China has retaliated in both cases, enacting earlier tariffs on American agricultural exports, and most recently enacting its own tariffs on $60 billion in U.S.-made goods. President Trump reportedly threatened on Monday to subject a further $267 billion in Chinese imports to tariffs — which would cover nearly everything China sells to the U.S.

“Certainly parts are going to go up across the board,” Charlie Chesbrough, senior economist and senior director of industry insights for Cox Automotive,

told The Detroit News

. “It seems like every vehicle will be impacted in some form or fashion, and that is bad news for consumers.”

Parts from China have become critical to the global auto industry.

“It’s hard to read a silver lining into this,” Kristin Dziczek, a vice president at the Center for Automotive Research,

told the Detroit Free Press

. “Tariffs are taxes on American consumers. We’re going to sell fewer. And not only do we

buy car

parts from the rest of the world, we sell parts to the rest of the world, especially

Canada

. It’s all going to cost more. These are not things producers can choose to not pass along. This hits profits. This means less reinvestment. It starts a downward cycle that isn’t good.”

One analyst told the

Free Press

the affects of the new tariffs are likely to show up in sticker prices early next year. A protracted trade war with China, the world’s second-largest economy, could prompt automakers to rejigger their supply chains and source parts from different countries — a move that typically takes years.

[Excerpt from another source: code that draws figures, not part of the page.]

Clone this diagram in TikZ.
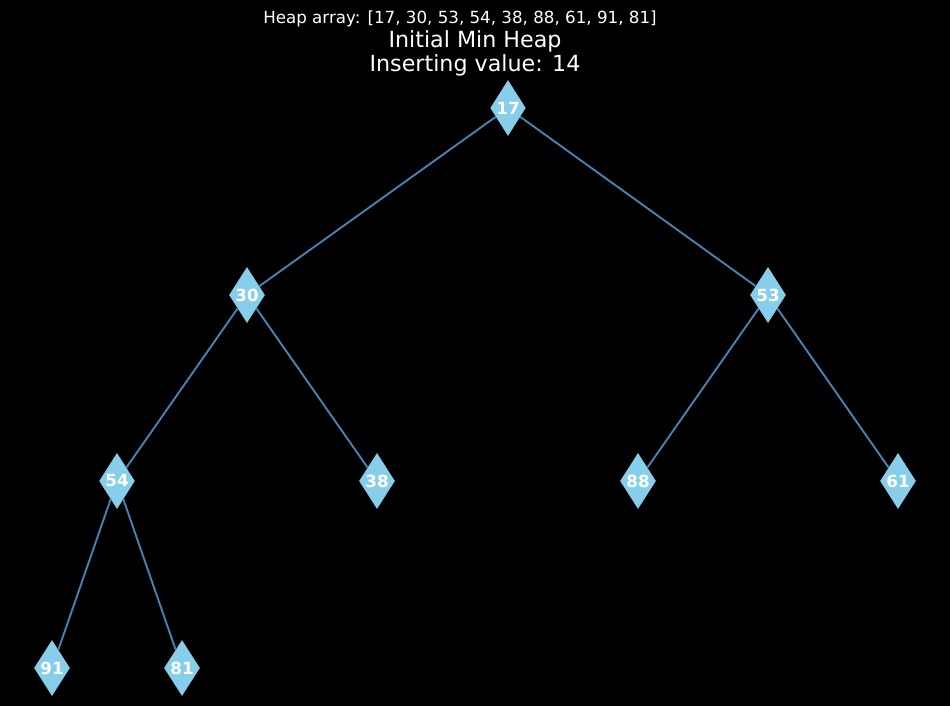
\documentclass[tikz,border=0pt]{standalone}
\usepackage{fontspec}
\setmainfont{DejaVu Sans}
\usetikzlibrary{shapes.geometric}
\definecolor{skyblue}{RGB}{135,206,235}
\definecolor{steelblue}{RGB}{70,130,180}
\begin{document}
\begin{tikzpicture}[x=1pt, y=-1pt,
	key/.style={draw=none, fill=skyblue, diamond, inner sep=0pt, minimum width=34pt, minimum height=56pt, text=white, font=\fontsize{16.7}{18}\selectfont\bfseries},
	link/.style={draw=steelblue, line width=1.9pt}]
	\fill[black] (0, 0) rectangle (950, 706);
	\useasboundingbox (0, 0) rectangle (950, 706);
	\node[anchor=base, text=white, font=\fontsize{16.7}{18}\selectfont] (arr) at (460, 24) {Heap array: [17, 30, 53, 54, 38, 88, 61, 91, 81]};
	\node[anchor=base, text=white, font=\fontsize{22.2}{24}\selectfont] (t1) at (475, 48) {Initial Min Heap};
	\node[anchor=base, text=white, font=\fontsize{22.2}{24}\selectfont] (t2) at (475, 72) {Inserting value: 14};
	
	\path (508, 108) node[key] (n1){17}
		(247, 295) node[key] (n2){30}
		(768, 295) node[key] (n3){53}
		(117, 481) node[key] (n4){54}
		(377, 481) node[key] (n5){38}
		(638, 481) node[key] (n6){88}
		(898, 481) node[key] (n7){61}
		(52, 668) node[key] (n8){91}
		(182, 668) node[key] (n9){81};
	
	\draw[link] (n1) -- (n2) -- (n4) -- (n8)
		(n1) -- (n3) -- (n6)
		(n2) -- (n5)
		(n3) -- (n7)
		(n4) -- (n9);
\end{tikzpicture}
\end{document}
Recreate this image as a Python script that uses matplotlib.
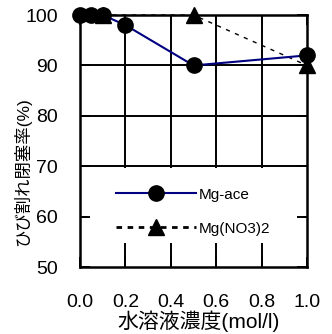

“The administration has serious issues to resolve with China on market access, unfair subsidies, technology theft and cybersecurity. But there are less harmful ways to truly achieve free and fair trade with China,” U.S. Chamber of Commerce President and CEO Thomas J. Donohue said in a statement. “Today’s decision makes clear that the administration did not heed the numerous warnings from American consumers and businesses about the rising costs and lost jobs on Main Street, in factories and on farms and ranches across the country.”